でもやっぱり大学を訪れたからには、オリジナルグッズをお土産にしたい!
店員さんに商品の場所を尋ねると、あぁ~と残念そうに苦笑する。
「最初はクッキーなどのオリジナル商品を置いていたんですけどね。空き箱がネットで倍の値段で転売されちゃったりしたので、売り場から引っ込めたんですよ」
思わぬところにも、報道の影響があるものだ。ここで働く人や学生さんの日常が早く穏やかになるためにも、政治的な問題は早く解消されてほしい。
とまあこんな感じで3〜4時間歩き回り、このキャンパスツアーを終えた。
たった1日で大学のすべてがわかるなんて思っちゃいない。でも、病院ツアーを案内してくれた先生は「血流のモニター映像」など専門的な話になると途端に目を輝かせるし、海水魚と淡水魚が同居している不思議な水槽を前にして「好適環境水」という先進的な水の話を楽しそうにしてくれたおじさまは、実は岡山理科大の事務局長さんだったりと、とにかく皆さん生き物が大好きだということは伝わってきた。図書館の司書さんも、そして何より入学を検討している高校生たちも、そうだった。

好適環境水の水槽で仲良く泳ぐ、金魚とイシモチ。
地元の人間としてのひいき目もあるのかもしれない。開校したばかりの不便さもあるとは思うが、でも、「好き」のエネルギーであふれたこの獣医学部には、まずはすくすく育ってほしいと願ってしまう。その上で、我々が投じた税金を、地域貢献というかたちで再び我々のもとに返してくれれば。

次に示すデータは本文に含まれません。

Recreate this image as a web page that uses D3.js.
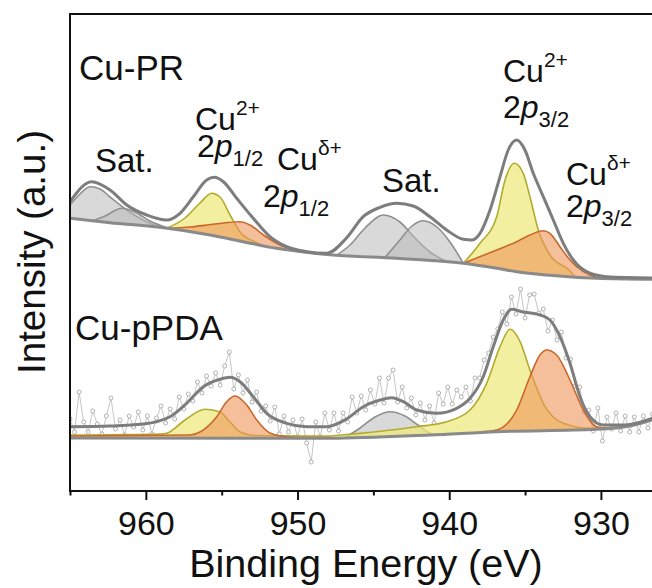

「政治的な問題で注目を集めてしまったこともあり、多くの獣医は同校を冷めた目で見つめています。また、集まる学生の質も決して高くはないという声もある。6年後、この学部の最初の学生たちの獣医師免許資格の合格率が出れば、教育の質もはっきりするのではないでしょうか」
前出の開業医はこう語る。獣医学部は一般の医学部と同様、たとえ卒業できたとしても、国家資格試験に受からなければ先には進めない。この地で学生たちを6年間見守った先には、何が待っているのだろう。筆者の中の「加計学園観察」は、これからも続いていくのだ。